## The request
Everything from the opening line of the records below through the line with "7.23, 7.18, 7.13];" must be duplicated exactly, pictures left out.

## Data listing
────────────────────────────────────────

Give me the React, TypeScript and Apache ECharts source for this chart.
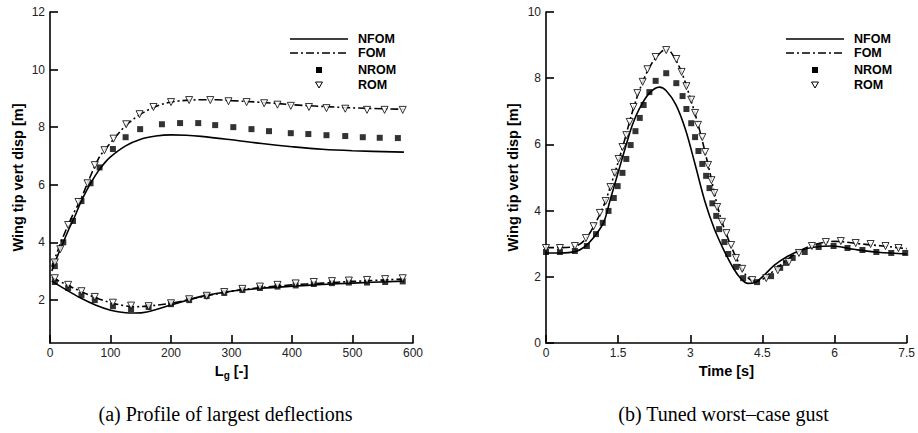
import React, { useEffect, useRef } from "react";
import * as echarts from "echarts";

// ---------- Left chart (a): L_g vs wing tip displacement ----------
const nfomUpperL = [3, 10, 20, 30, 40, 50, 60, 70, 80, 90, 100, 125, 150, 175, 200, 225, 250, 300, 350, 400, 450, 500, 585];
const nfomUpperV = [3.0, 3.4, 3.9, 4.4, 4.85, 5.35, 5.78, 6.15, 6.48, 6.75, 6.97, 7.35, 7.58, 7.69, 7.73, 7.72, 7.68, 7.56, 7.43, 7.32, 7.23, 7.18, 7.13];

const fomUpperL = [3, 10, 20, 30, 40, 50, 60, 70, 80, 90, 100, 125, 150, 175, 200, 225, 250, 275, 300, 350, 400, 450, 500, 585];
const fomUpperV = [3.15, 3.55, 4.1, 4.6, 5.05, 5.45, 5.95, 6.45, 6.9, 7.2, 7.45, 8.05, 8.45, 8.72, 8.87, 8.93, 8.95, 8.95, 8.92, 8.86, 8.78, 8.72, 8.67, 8.62];

const nromUpperL = [8, 22, 38, 52, 67, 82, 104, 125, 149, 185, 215, 245, 273, 303, 333, 362, 398, 427, 457, 488, 517, 545, 575];
const nromUpperV = [3.17, 4.0, 4.74, 5.43, 6.05, 6.6, 7.24, 7.65, 7.93, 8.1, 8.14, 8.14, 8.07, 8.0, 7.93, 7.86, 7.79, 7.76, 7.72, 7.69, 7.65, 7.63, 7.62];

const romUpperL = [8, 17, 30, 47, 62, 74, 90, 105, 126, 148, 171, 200, 230, 265, 295, 325, 354, 376, 398, 428, 457, 488, 524, 553, 583];
const romUpperV = [3.3, 3.76, 4.6, 5.4, 6.05, 6.68, 7.2, 7.6, 8.1, 8.45, 8.7, 8.87, 8.94, 8.94, 8.9, 8.87, 8.83, 8.78, 8.74, 8.7, 8.66, 8.64, 8.6, 8.6, 8.6];

const nfomLowerL = [3, 25, 50, 75, 100, 125, 140, 160, 200, 250, 300, 350, 400, 450, 500, 585];
const nfomLowerV = [2.65, 2.37, 2.07, 1.82, 1.64, 1.55, 1.54, 1.58, 1.82, 2.12, 2.3, 2.4, 2.47, 2.53, 2.58, 2.65];

const fomLowerL = [3, 25, 50, 75, 100, 125, 140, 160, 200, 250, 300, 350, 400, 450, 500, 585];
const fomLowerV = [2.78, 2.55, 2.3, 2.08, 1.9, 1.79, 1.76, 1.78, 1.88, 2.1, 2.3, 2.43, 2.52, 2.58, 2.64, 2.72];

const lowerMarkerL = [8, 30, 52, 74, 104, 134, 163, 200, 230, 259, 288, 318, 347, 376, 406, 436, 466, 494, 524, 554, 583];
const nromLowerV = [2.62, 2.41, 2.17, 1.99, 1.78, 1.68, 1.75, 1.85, 1.99, 2.13, 2.24, 2.34, 2.41, 2.46, 2.5, 2.55, 2.58, 2.6, 2.6, 2.62, 2.64];
const romLowerV = [2.75, 2.52, 2.3, 2.1, 1.9, 1.8, 1.78, 1.88, 2.02, 2.14, 2.27, 2.38, 2.46, 2.52, 2.57, 2.62, 2.65, 2.67, 2.69, 2.72, 2.75];

// ---------- Right chart (b): time history ----------
const nfomT = [0, 0.3, 0.6, 0.8, 1.0, 1.2, 1.33, 1.5, 1.67, 1.8, 1.95, 2.15, 2.36, 2.5, 2.7, 2.9, 3.1, 3.3, 3.5, 3.7, 3.9, 4.05, 4.2, 4.35, 4.5, 4.75, 5.0, 5.3, 5.6, 5.95, 6.4, 6.9, 7.5];
const nfomV = [2.72, 2.72, 2.76, 2.9, 3.2, 3.65, 4.3, 5.15, 6.0, 6.6, 7.1, 7.55, 7.73, 7.62, 7.2, 6.45, 5.4, 4.3, 3.45, 2.8, 2.25, 1.95, 1.8, 1.83, 2.0, 2.35, 2.6, 2.8, 2.9, 2.93, 2.83, 2.74, 2.69];

const fomT = [0, 0.3, 0.6, 0.8, 1.0, 1.2, 1.4, 1.6, 1.8, 2.0, 2.2, 2.4, 2.5, 2.6, 2.8, 3.0, 3.2, 3.4, 3.6, 3.8, 4.0, 4.2, 4.35, 4.5, 4.75, 5.0, 5.3, 5.6, 6.0, 6.5, 7.0, 7.5];
const fomV = [2.88, 2.88, 2.92, 3.1, 3.55, 4.15, 5.0, 5.95, 7.0, 7.85, 8.45, 8.8, 8.86, 8.78, 8.25, 7.4, 6.4, 5.2, 3.95, 3.1, 2.45, 1.97, 1.87, 1.92, 2.2, 2.5, 2.8, 2.98, 3.07, 3.0, 2.93, 2.85];

const nromT = [0, 0.29, 0.6, 0.85, 1.04, 1.18, 1.3, 1.41, 1.49, 1.59, 1.67, 1.76, 1.86, 1.95, 2.03, 2.15, 2.28, 2.5, 2.71, 2.84, 2.92, 3.02, 3.1, 3.17, 3.25, 3.33, 3.4, 3.46, 3.54, 3.6, 3.71, 3.79, 3.95, 4.1, 4.39, 4.68, 4.87, 4.99, 5.13, 5.38, 5.67, 5.98, 6.27, 6.58, 6.87, 7.18, 7.47];
const nromV = [2.75, 2.75, 2.78, 2.93, 3.29, 3.63, 3.99, 4.38, 4.74, 5.14, 5.56, 5.98, 6.4, 6.8, 7.19, 7.58, 7.92, 8.15, 7.85, 7.46, 7.07, 6.64, 6.22, 5.8, 5.41, 5.05, 4.68, 4.22, 3.84, 3.44, 3.05, 2.69, 2.3, 1.96, 1.84, 2.02, 2.27, 2.42, 2.57, 2.75, 2.9, 2.93, 2.87, 2.81, 2.75, 2.72, 2.72];

const romT = [0, 0.29, 0.6, 0.83, 0.99, 1.12, 1.24, 1.34, 1.43, 1.51, 1.59, 1.67, 1.74, 1.82, 1.9, 2.01, 2.11, 2.28, 2.5, 2.71, 2.82, 2.92, 3.02, 3.1, 3.16, 3.25, 3.31, 3.37, 3.44, 3.5, 3.56, 3.66, 3.75, 3.85, 3.95, 4.08, 4.29, 4.58, 4.82, 5.05, 5.26, 5.53, 5.82, 6.13, 6.44, 6.75, 7.06, 7.33];
const romV = [2.87, 2.87, 2.93, 3.17, 3.53, 3.93, 4.29, 4.71, 5.14, 5.56, 5.92, 6.28, 6.68, 7.13, 7.55, 7.89, 8.27, 8.64, 8.85, 8.58, 8.19, 7.76, 7.35, 6.95, 6.59, 6.22, 5.77, 5.38, 4.92, 4.53, 4.11, 3.66, 3.32, 2.96, 2.57, 2.24, 1.9, 1.96, 2.2, 2.45, 2.72, 2.93, 3.05, 3.08, 3.02, 2.99, 2.93, 2.87];

// ---------- Axis ticks / labels ----------
const leftYTicks = [2, 4, 6, 8, 10, 12];
const legendNames = ["NFOM", "FOM", "NROM", "ROM"];
const yAxisTitle = "Wing tip vert disp [m]";
const captionA = "(a) Profile of largest deflections";
const captionB = "(b) Tuned worst\u2013case gust";

const zip = (xs: number[], ys: number[]) => xs.map((x, i) => [x, ys[i]]);

const SANS = '"Liberation Sans", Arial, Helvetica, sans-serif';
const SERIF = '"Liberation Serif", "Times New Roman", serif';
const DASHDOT = [8, 3, 2, 3];

function lineSeries(name: string, data: number[][], idx: number, dashed: boolean) {
  return {
    name,
    type: "line",
    xAxisIndex: idx,
    yAxisIndex: idx,
    data,
    symbol: "none",
    smooth: 0.35,
    z: 3,
    lineStyle: { color: "#000", width: 1.6, type: dashed ? DASHDOT : "solid" },
    itemStyle: { color: "#000" },
  };
}

function squareSeries(name: string, data: number[][], idx: number) {
  return {
    name,
    type: "scatter",
    xAxisIndex: idx,
    yAxisIndex: idx,
    data,
    symbol: "rect",
    symbolSize: 6,
    z: 2,
    itemStyle: { color: "#000" },
  };
}

function triSeries(name: string, data: number[][], idx: number) {
  return {
    name,
    type: "scatter",
    xAxisIndex: idx,
    yAxisIndex: idx,
    data,
    symbol: "triangle",
    symbolRotate: 180,
    symbolSize: 7,
    z: 4,
    itemStyle: { color: "#fff", borderColor: "#000", borderWidth: 1 },
  };
}

const axisCommon = {
  type: "value",
  splitLine: { show: false },
  axisLine: { show: true, onZero: false, lineStyle: { color: "#000", width: 1.6 } },
  axisTick: { show: true, inside: true, length: 8, lineStyle: { color: "#000", width: 1.6 } },
  axisLabel: { color: "#222", fontSize: 12, fontFamily: SANS, showMinLabel: true, showMaxLabel: true },
  nameTextStyle: { color: "#000", fontSize: 14.5, fontWeight: "bold", fontFamily: SANS },
};

// hand-drawn legend (line sample / marker sample + bold label)
function legendGraphic(x0: number) {
  const rows = [39, 53, 70, 85];
  const lineEnd = x0 + 58;
  const mid = x0 + 29;
  const textX = x0 + 68;
  const els: any[] = [
    { type: "line", shape: { x1: x0, y1: rows[0], x2: lineEnd, y2: rows[0] }, style: { stroke: "#000", lineWidth: 1.6 } },
    { type: "line", shape: { x1: x0, y1: rows[1], x2: lineEnd, y2: rows[1] }, style: { stroke: "#000", lineWidth: 1.6, lineDash: DASHDOT } },
    { type: "rect", shape: { x: mid - 3, y: rows[2] - 3, width: 6, height: 6 }, style: { fill: "#000" } },
    {
      type: "polygon",
      shape: { points: [[mid - 3.5, rows[3] - 3], [mid + 3.5, rows[3] - 3], [mid, rows[3] + 3]] },
      style: { fill: "#fff", stroke: "#000", lineWidth: 1 },
    },
  ];
  legendNames.forEach((n, i) => {
    els.push({
      type: "text",
      x: textX,
      y: rows[i],
      style: { text: n, fill: "#000", font: `bold 12.5px ${SANS}`, textAlign: "left", textVerticalAlign: "middle" },
    });
  });
  return els;
}

export default function App() {
  const ref = useRef<HTMLDivElement>(null);
  useEffect(() => {
    if (!ref.current) return;
    const chart = echarts.init(ref.current, null, { renderer: "svg" });
    const option = {
      animation: false,
      backgroundColor: "#fff",
      grid: [
        { left: 50, top: 12, width: 363, height: 331 },
        { left: 546, top: 12, width: 362, height: 331 },
      ],
      xAxis: [
        {
          ...axisCommon,
          gridIndex: 0,
          min: 0,
          max: 600,
          interval: 100,
          axisLabel: { ...axisCommon.axisLabel, margin: 4 },
          name: "{l|L}{s|g}{l| [-]}",
          nameLocation: "middle",
          nameGap: 15,
          nameTextStyle: {
            ...axisCommon.nameTextStyle,
            rich: {
              l: { fontSize: 14.5, fontWeight: "bold", fontFamily: SANS, color: "#000" },
              s: { fontSize: 10, fontWeight: "bold", fontFamily: SANS, color: "#000", verticalAlign: "bottom", padding: [8, 0, 0, 0] },
            },
          },
        },
        {
          ...axisCommon,
          gridIndex: 1,
          min: 0,
          max: 7.5,
          interval: 1.5,
          axisLabel: { ...axisCommon.axisLabel, margin: 4 },
          name: "Time [s]",
          nameLocation: "middle",
          nameGap: 15,
        },
      ],
      yAxis: [
        {
          ...axisCommon,
          gridIndex: 0,
          min: 0.5,
          max: 12,
          axisTick: { ...axisCommon.axisTick, customValues: leftYTicks },
          axisLabel: { ...axisCommon.axisLabel, margin: 5, customValues: leftYTicks },
          name: yAxisTitle,
          nameLocation: "middle",
          nameGap: 25,
        },
        {
          ...axisCommon,
          gridIndex: 1,
          min: 0,
          max: 10,
          interval: 2,
          axisLabel: { ...axisCommon.axisLabel, margin: 5 },
          name: yAxisTitle,
          nameLocation: "middle",
          nameGap: 26,
        },
      ],
      series: [
        lineSeries("NFOM", zip(nfomUpperL, nfomUpperV), 0, false),
        lineSeries("NFOM", zip(nfomLowerL, nfomLowerV), 0, false),
        lineSeries("FOM", zip(fomUpperL, fomUpperV), 0, true),
        lineSeries("FOM", zip(fomLowerL, fomLowerV), 0, true),
        squareSeries("NROM", zip(nromUpperL, nromUpperV), 0),
        squareSeries("NROM", zip(lowerMarkerL, nromLowerV), 0),
        triSeries("ROM", zip(romUpperL, romUpperV), 0),
        triSeries("ROM", zip(lowerMarkerL, romLowerV), 0),
        lineSeries("NFOM", zip(nfomT, nfomV), 1, false),
        lineSeries("FOM", zip(fomT, fomV), 1, true),
        squareSeries("NROM", zip(nromT, nromV), 1),
        triSeries("ROM", zip(romT, romV), 1),
      ],
      graphic: [
        ...legendGraphic(290),
        ...legendGraphic(786),
        {
          type: "text",
          x: 225.5,
          y: 414,
          style: { text: captionA, fill: "#000", font: `20px ${SERIF}`, textAlign: "center", textVerticalAlign: "middle" },
        },
        {
          type: "text",
          x: 723.5,
          y: 414,
          style: { text: captionB, fill: "#000", font: `20px ${SERIF}`, textAlign: "center", textVerticalAlign: "middle" },
        },
      ],
    };
    chart.setOption(option as any);
    return () => chart.dispose();
  }, []);
  return <div ref={ref} style={{ position: "absolute", left: 0, top: 0, width: 918, height: 433, background: "#fff" }} />;
}
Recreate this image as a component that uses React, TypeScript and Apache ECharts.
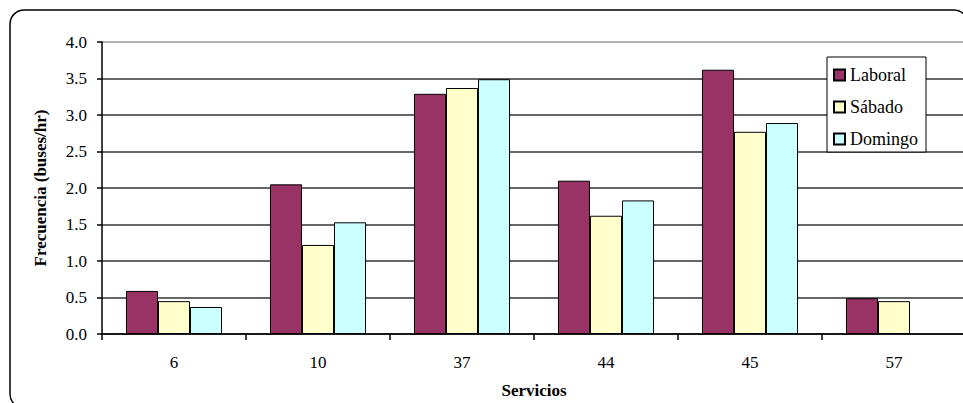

────────────────────────────────────────

## The reply
Give me the React, TypeScript and Apache ECharts source for this chart.
import React, { useEffect, useRef } from "react";
import * as echarts from "echarts";

// ---------- Left chart (a): L_g vs wing tip displacement ----------
const nfomUpperL = [3, 10, 20, 30, 40, 50, 60, 70, 80, 90, 100, 125, 150, 175, 200, 225, 250, 300, 350, 400, 450, 500, 585];
const nfomUpperV = [3.0, 3.4, 3.9, 4.4, 4.85, 5.35, 5.78, 6.15, 6.48, 6.75, 6.97, 7.35, 7.58, 7.69, 7.73, 7.72, 7.68, 7.56, 7.43, 7.32, 7.23, 7.18, 7.13];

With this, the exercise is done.